Recorded information -
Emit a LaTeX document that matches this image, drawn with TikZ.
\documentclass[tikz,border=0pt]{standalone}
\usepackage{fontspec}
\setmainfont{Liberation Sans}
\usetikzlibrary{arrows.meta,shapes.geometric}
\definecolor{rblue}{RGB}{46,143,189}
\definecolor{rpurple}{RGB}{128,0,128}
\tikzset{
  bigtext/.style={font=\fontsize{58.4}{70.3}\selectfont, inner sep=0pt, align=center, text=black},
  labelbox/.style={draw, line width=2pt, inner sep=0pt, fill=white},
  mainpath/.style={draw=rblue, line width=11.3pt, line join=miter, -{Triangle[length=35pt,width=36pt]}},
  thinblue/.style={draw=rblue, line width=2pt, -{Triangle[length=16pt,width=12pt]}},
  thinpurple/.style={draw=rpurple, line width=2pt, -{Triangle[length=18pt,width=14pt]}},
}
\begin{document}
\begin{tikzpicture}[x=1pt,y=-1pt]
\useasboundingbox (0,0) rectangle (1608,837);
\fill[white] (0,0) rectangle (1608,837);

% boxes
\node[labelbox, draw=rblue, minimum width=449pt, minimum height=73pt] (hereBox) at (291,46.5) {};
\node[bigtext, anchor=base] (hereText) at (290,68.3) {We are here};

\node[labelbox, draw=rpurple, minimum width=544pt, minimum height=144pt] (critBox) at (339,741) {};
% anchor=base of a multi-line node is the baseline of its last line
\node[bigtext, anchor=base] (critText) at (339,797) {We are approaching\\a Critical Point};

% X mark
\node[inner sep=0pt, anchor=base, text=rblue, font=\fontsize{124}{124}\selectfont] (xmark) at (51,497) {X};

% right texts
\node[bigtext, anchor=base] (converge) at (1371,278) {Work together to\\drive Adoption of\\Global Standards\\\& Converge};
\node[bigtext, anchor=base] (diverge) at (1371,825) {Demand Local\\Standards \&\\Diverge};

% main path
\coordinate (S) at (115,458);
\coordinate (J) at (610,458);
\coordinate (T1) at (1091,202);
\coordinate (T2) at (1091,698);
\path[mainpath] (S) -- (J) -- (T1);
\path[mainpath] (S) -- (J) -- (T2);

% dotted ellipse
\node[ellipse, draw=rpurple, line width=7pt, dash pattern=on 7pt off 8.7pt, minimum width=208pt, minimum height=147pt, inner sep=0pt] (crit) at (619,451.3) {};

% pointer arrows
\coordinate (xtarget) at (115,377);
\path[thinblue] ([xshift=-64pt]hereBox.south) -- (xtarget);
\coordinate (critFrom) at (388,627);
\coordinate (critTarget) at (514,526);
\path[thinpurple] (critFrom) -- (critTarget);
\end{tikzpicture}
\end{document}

Stated goal -
Each line in the material above must be retyped without alteration.

Output below -
Emit a LaTeX document that matches this image, drawn with TikZ.
\documentclass[tikz,border=0pt]{standalone}
\usepackage{fontspec}
\setmainfont{Liberation Sans}
\usetikzlibrary{arrows.meta,shapes.geometric}
\definecolor{rblue}{RGB}{46,143,189}
\definecolor{rpurple}{RGB}{128,0,128}
\tikzset{
  bigtext/.style={font=\fontsize{58.4}{70.3}\selectfont, inner sep=0pt, align=center, text=black},
  labelbox/.style={draw, line width=2pt, inner sep=0pt, fill=white},
  mainpath/.style={draw=rblue, line width=11.3pt, line join=miter, -{Triangle[length=35pt,width=36pt]}},
  thinblue/.style={draw=rblue, line width=2pt, -{Triangle[length=16pt,width=12pt]}},
  thinpurple/.style={draw=rpurple, line width=2pt, -{Triangle[length=18pt,width=14pt]}},
}
\begin{document}
\begin{tikzpicture}[x=1pt,y=-1pt]
\useasboundingbox (0,0) rectangle (1608,837);
\fill[white] (0,0) rectangle (1608,837);

% boxes
\node[labelbox, draw=rblue, minimum width=449pt, minimum height=73pt] (hereBox) at (291,46.5) {};
\node[bigtext, anchor=base] (hereText) at (290,68.3) {We are here};

\node[labelbox, draw=rpurple, minimum width=544pt, minimum height=144pt] (critBox) at (339,741) {};
% anchor=base of a multi-line node is the baseline of its last line
\node[bigtext, anchor=base] (critText) at (339,797) {We are approaching\\a Critical Point};

% X mark
\node[inner sep=0pt, anchor=base, text=rblue, font=\fontsize{124}{124}\selectfont] (xmark) at (51,497) {X};

% right texts
\node[bigtext, anchor=base] (converge) at (1371,278) {Work together to\\drive Adoption of\\Global Standards\\\& Converge};
\node[bigtext, anchor=base] (diverge) at (1371,825) {Demand Local\\Standards \&\\Diverge};

% main path
\coordinate (S) at (115,458);
\coordinate (J) at (610,458);
\coordinate (T1) at (1091,202);
\coordinate (T2) at (1091,698);
\path[mainpath] (S) -- (J) -- (T1);
\path[mainpath] (S) -- (J) -- (T2);

% dotted ellipse
\node[ellipse, draw=rpurple, line width=7pt, dash pattern=on 7pt off 8.7pt, minimum width=208pt, minimum height=147pt, inner sep=0pt] (crit) at (619,451.3) {};

% pointer arrows
\coordinate (xtarget) at (115,377);
\path[thinblue] ([xshift=-64pt]hereBox.south) -- (xtarget);
\coordinate (critFrom) at (388,627);
\coordinate (critTarget) at (514,526);
\path[thinpurple] (critFrom) -- (critTarget);
\end{tikzpicture}
\end{document}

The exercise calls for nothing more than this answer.